### INFORMATION GIVEN
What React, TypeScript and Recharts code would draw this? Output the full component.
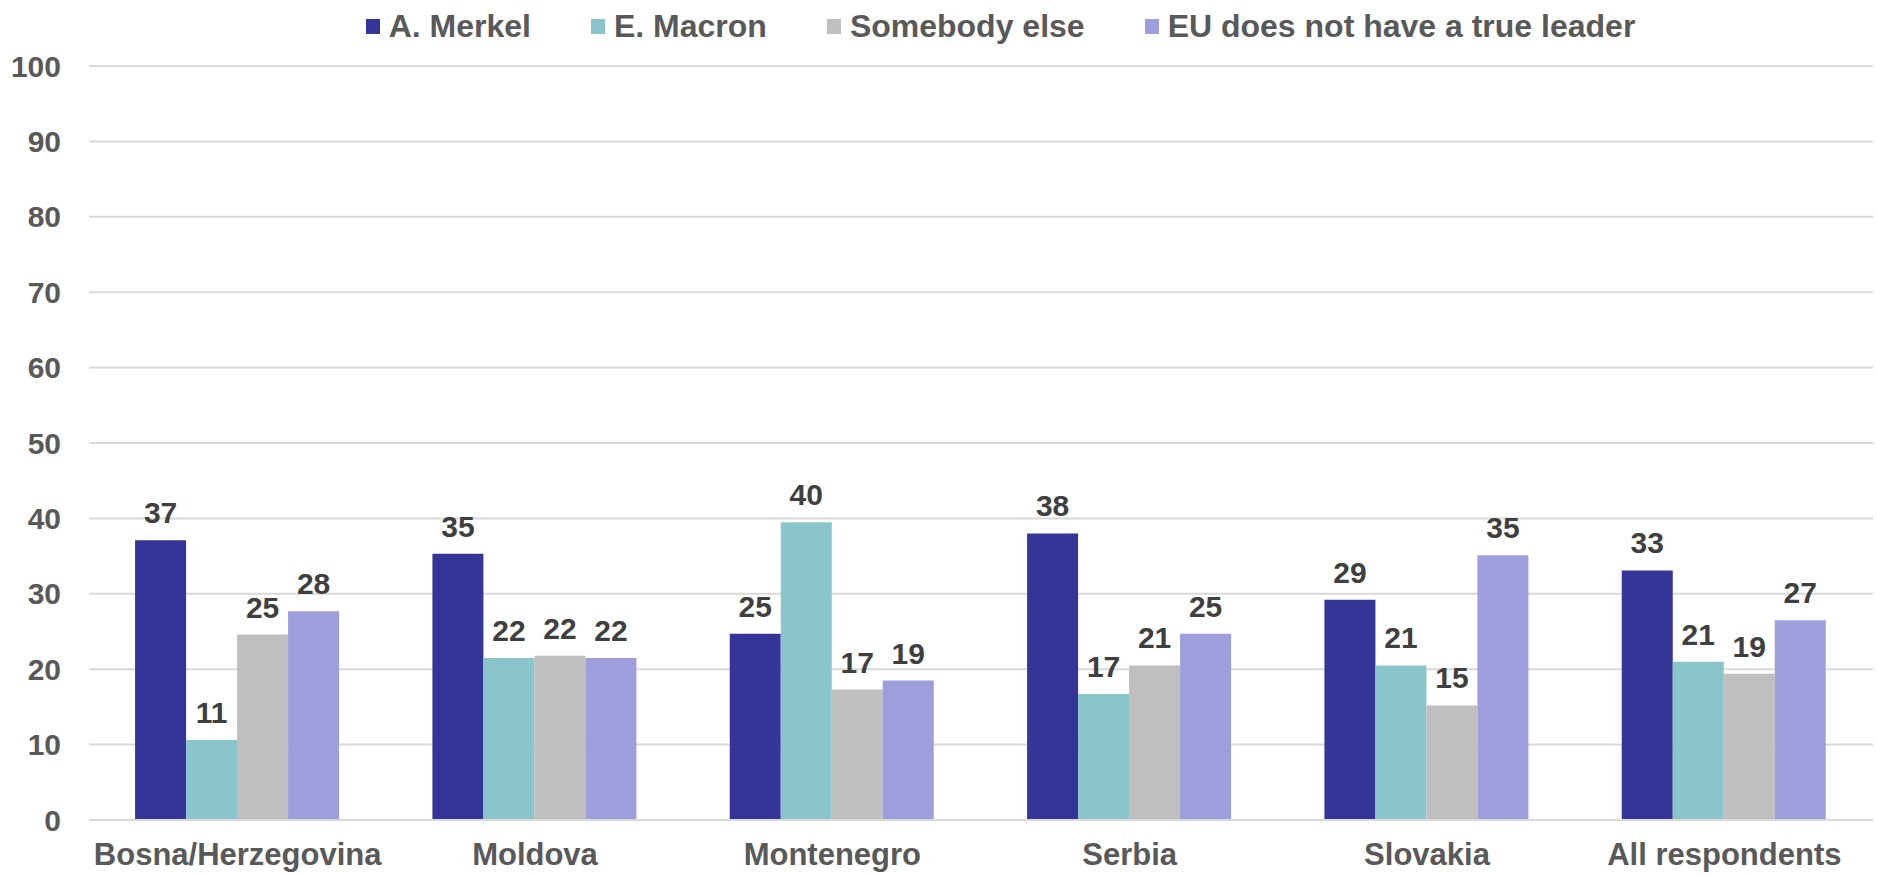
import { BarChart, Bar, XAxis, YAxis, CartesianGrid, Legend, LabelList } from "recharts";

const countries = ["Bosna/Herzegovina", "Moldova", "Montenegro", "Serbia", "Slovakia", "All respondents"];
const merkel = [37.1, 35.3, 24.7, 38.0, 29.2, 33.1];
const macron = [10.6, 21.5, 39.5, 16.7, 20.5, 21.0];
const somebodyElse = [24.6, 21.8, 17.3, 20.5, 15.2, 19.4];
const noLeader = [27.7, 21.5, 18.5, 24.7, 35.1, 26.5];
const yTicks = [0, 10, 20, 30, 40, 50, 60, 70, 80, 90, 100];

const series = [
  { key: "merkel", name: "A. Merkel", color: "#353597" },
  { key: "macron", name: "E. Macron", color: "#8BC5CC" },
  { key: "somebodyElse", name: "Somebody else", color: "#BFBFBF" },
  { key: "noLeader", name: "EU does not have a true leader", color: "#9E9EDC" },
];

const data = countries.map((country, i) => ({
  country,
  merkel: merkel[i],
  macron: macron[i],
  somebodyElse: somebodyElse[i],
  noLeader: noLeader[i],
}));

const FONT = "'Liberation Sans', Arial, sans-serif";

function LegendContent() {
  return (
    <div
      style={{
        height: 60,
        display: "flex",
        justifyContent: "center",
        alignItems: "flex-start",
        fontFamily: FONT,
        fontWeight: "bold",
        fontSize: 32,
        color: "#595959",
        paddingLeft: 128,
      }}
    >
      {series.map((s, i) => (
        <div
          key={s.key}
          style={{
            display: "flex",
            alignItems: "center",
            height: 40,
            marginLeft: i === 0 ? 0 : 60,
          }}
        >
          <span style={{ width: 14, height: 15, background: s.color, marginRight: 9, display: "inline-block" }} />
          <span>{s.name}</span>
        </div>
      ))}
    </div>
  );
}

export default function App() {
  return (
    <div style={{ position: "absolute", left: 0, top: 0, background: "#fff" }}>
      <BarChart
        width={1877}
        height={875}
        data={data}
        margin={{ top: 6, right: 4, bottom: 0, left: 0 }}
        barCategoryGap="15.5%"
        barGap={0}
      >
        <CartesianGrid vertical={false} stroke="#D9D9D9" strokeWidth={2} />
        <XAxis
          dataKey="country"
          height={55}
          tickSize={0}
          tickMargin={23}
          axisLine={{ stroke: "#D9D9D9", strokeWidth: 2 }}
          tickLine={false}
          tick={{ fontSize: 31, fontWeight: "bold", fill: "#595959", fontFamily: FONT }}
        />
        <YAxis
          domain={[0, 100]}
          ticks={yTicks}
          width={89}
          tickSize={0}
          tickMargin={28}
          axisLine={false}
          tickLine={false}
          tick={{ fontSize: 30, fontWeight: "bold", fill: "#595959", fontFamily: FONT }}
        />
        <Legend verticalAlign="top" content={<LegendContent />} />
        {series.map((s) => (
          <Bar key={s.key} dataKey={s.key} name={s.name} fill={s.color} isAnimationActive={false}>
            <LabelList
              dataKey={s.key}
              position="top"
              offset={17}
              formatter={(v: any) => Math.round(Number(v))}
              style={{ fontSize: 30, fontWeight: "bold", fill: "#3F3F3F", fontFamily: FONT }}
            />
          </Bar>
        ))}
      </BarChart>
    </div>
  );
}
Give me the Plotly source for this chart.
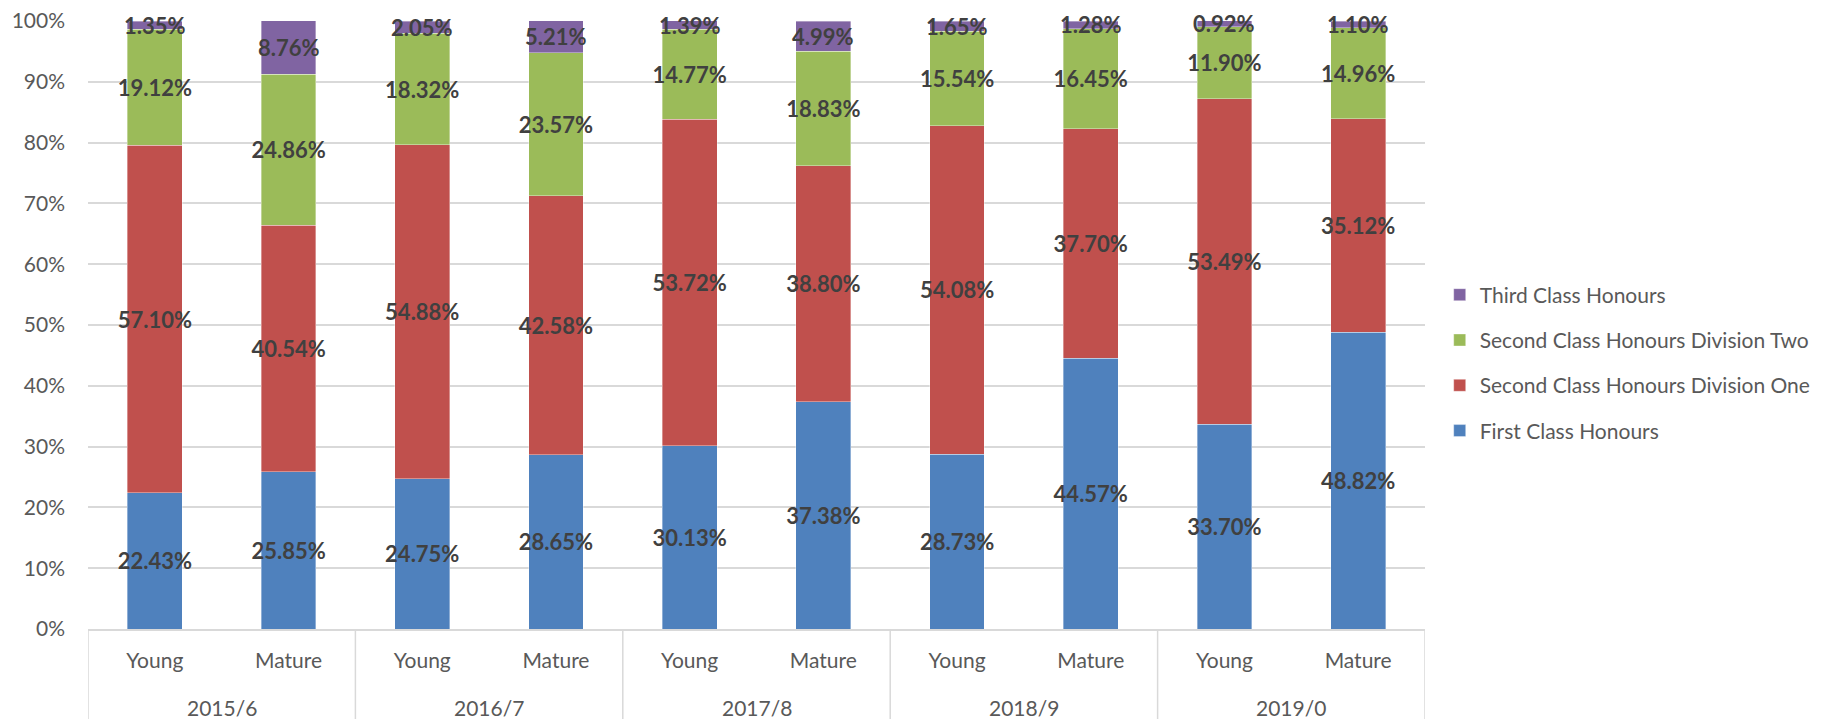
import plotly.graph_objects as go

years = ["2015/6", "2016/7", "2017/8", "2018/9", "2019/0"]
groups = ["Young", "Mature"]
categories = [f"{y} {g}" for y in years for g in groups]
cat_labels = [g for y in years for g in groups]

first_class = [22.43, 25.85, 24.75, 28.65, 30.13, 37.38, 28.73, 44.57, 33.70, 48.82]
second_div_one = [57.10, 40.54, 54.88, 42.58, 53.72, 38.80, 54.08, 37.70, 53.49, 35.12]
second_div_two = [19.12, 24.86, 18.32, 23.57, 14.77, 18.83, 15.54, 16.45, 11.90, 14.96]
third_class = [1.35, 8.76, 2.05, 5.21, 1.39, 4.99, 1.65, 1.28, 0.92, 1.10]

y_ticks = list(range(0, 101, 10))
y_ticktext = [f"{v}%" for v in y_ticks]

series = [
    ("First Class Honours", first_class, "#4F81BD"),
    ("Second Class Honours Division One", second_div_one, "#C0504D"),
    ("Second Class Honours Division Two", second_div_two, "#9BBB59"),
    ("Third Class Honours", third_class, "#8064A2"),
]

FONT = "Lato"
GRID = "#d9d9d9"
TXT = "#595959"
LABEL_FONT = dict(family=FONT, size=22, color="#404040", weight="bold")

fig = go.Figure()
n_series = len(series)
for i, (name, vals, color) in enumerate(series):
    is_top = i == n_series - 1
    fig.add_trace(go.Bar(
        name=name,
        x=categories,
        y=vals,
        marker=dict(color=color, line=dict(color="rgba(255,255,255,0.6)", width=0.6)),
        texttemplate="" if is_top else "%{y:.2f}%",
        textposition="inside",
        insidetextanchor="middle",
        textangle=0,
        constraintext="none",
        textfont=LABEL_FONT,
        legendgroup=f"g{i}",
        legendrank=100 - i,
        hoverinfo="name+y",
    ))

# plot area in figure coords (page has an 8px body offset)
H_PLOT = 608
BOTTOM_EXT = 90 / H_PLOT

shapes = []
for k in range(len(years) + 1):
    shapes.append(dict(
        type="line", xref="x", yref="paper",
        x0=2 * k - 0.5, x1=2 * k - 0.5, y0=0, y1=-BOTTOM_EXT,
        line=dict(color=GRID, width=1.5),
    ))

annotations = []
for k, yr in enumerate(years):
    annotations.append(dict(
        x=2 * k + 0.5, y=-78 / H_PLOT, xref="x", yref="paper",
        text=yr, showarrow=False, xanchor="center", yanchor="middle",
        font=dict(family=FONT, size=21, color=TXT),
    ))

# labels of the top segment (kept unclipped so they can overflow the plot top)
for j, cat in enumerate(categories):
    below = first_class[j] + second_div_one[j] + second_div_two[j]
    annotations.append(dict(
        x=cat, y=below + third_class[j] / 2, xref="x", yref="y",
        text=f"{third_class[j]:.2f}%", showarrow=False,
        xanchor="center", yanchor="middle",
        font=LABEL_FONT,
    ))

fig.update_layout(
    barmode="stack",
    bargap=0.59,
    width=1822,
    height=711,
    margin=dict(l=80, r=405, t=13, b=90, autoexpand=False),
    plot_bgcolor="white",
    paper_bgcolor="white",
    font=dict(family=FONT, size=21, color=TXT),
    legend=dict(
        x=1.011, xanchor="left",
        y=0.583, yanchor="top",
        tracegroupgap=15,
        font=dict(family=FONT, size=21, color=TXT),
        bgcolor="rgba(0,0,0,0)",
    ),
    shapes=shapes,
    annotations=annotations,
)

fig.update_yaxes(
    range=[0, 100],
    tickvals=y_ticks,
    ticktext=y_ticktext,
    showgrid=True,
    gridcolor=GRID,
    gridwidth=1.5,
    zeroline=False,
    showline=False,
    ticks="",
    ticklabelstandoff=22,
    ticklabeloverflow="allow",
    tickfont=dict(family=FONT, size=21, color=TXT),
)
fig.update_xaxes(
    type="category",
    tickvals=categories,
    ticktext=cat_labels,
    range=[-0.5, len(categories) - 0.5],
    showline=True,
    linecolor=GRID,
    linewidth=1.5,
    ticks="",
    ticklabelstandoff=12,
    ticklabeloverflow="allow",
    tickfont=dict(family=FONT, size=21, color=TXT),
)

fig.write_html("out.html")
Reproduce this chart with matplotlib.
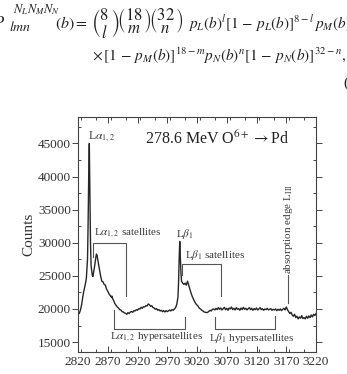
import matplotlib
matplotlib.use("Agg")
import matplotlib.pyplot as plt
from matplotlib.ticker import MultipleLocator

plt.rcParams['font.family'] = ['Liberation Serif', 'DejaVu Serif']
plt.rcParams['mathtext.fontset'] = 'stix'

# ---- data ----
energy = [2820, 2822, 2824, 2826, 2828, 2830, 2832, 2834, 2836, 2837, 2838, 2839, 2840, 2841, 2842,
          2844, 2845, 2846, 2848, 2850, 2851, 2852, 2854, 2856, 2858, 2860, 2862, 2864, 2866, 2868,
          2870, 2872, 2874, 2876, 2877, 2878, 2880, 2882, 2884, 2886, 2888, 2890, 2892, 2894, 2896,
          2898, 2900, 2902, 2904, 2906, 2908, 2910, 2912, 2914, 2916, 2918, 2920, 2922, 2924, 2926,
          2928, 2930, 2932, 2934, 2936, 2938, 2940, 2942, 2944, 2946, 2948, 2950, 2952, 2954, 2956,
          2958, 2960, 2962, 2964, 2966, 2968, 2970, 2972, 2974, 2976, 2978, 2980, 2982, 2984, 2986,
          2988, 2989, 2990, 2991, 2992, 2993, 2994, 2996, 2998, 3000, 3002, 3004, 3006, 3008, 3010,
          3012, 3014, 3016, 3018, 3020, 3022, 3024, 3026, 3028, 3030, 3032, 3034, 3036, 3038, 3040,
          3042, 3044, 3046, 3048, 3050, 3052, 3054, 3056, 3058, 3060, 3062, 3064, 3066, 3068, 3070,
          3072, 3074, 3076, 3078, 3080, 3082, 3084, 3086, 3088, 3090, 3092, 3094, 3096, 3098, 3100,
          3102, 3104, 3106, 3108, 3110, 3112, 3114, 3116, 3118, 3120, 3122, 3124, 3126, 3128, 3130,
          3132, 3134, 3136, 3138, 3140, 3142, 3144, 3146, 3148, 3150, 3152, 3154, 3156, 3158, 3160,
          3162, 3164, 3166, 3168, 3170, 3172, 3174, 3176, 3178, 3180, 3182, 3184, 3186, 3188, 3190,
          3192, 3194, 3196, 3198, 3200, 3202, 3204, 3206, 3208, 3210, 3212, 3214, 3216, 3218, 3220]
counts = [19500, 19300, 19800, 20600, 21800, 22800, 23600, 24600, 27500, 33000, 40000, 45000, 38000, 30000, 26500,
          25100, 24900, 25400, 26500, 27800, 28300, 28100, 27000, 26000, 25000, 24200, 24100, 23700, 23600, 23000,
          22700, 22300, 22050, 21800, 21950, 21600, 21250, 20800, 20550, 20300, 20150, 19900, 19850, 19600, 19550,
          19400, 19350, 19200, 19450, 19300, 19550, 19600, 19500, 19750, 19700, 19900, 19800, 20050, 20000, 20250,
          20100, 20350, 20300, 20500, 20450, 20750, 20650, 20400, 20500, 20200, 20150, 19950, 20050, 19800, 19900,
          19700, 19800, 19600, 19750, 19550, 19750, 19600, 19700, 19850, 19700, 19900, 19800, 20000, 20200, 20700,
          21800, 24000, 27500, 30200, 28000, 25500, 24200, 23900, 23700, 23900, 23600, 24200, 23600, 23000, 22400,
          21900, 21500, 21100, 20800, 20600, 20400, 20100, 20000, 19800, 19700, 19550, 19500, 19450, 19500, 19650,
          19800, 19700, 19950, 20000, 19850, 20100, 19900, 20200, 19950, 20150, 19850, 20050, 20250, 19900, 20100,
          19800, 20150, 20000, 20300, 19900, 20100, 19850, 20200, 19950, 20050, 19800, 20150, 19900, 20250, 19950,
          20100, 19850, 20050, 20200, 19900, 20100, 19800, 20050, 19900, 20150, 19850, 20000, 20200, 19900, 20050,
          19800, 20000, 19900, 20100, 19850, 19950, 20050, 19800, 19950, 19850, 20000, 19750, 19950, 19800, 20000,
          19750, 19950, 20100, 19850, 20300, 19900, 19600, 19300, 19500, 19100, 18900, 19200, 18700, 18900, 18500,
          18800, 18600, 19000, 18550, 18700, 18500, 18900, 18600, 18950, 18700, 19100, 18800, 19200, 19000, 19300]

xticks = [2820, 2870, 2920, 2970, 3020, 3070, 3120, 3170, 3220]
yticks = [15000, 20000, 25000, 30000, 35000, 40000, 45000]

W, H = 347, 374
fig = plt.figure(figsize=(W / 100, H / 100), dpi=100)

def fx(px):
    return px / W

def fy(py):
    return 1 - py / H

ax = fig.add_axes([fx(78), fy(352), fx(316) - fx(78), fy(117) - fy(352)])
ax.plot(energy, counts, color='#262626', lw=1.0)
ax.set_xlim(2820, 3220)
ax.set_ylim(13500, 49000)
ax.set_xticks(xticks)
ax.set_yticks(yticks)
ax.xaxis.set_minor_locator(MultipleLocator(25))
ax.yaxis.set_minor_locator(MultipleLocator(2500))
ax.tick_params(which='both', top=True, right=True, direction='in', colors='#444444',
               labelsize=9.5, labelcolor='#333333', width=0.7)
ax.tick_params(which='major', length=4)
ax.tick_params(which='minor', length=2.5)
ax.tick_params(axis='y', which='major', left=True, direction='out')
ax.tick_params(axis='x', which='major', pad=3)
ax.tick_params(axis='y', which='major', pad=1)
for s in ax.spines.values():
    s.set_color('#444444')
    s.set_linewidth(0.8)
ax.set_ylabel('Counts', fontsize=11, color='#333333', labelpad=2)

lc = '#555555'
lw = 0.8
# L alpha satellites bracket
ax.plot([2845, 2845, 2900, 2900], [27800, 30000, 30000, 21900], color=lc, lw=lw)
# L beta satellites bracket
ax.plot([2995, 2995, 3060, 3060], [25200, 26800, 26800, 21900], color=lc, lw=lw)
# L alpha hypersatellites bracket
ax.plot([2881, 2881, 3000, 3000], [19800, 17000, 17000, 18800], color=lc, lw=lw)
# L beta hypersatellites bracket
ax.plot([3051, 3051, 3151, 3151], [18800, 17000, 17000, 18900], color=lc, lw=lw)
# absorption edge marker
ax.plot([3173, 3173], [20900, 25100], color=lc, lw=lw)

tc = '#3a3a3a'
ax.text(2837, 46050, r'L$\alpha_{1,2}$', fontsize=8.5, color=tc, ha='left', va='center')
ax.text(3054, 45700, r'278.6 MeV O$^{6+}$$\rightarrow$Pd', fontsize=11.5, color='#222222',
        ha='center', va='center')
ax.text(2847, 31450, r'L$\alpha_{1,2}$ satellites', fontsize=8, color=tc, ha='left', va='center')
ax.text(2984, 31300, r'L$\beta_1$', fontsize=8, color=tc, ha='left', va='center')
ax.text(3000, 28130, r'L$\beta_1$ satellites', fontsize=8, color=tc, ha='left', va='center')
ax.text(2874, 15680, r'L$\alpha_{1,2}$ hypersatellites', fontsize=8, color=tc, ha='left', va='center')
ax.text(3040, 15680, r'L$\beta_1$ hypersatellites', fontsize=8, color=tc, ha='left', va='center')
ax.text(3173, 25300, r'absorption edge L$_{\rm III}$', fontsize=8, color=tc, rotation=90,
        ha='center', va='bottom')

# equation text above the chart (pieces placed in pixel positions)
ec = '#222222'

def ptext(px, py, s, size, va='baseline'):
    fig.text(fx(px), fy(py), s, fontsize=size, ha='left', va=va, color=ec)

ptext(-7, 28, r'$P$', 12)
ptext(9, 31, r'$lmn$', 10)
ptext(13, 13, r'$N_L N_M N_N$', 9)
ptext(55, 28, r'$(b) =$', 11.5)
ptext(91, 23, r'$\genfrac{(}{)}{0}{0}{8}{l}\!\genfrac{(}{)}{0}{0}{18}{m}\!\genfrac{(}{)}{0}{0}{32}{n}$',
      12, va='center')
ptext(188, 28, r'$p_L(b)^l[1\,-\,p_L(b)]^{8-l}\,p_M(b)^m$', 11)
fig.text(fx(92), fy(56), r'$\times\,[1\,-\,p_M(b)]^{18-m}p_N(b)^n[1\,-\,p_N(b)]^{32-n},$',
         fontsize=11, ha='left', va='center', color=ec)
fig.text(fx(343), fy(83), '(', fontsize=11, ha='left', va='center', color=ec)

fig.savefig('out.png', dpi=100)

### REQUIREMENTS
Take the stretch from the line containing "Give me the Plotly source for this chart." through the line containing "cat_labels = [g" and reproduce it exactly, both ends included. Omit the pictures.

### THE SOLUTION
Give me the Plotly source for this chart.
import plotly.graph_objects as go

years = ["2015/6", "2016/7", "2017/8", "2018/9", "2019/0"]
groups = ["Young", "Mature"]
categories = [f"{y} {g}" for y in years for g in groups]
cat_labels = [g for y in years for g in groups]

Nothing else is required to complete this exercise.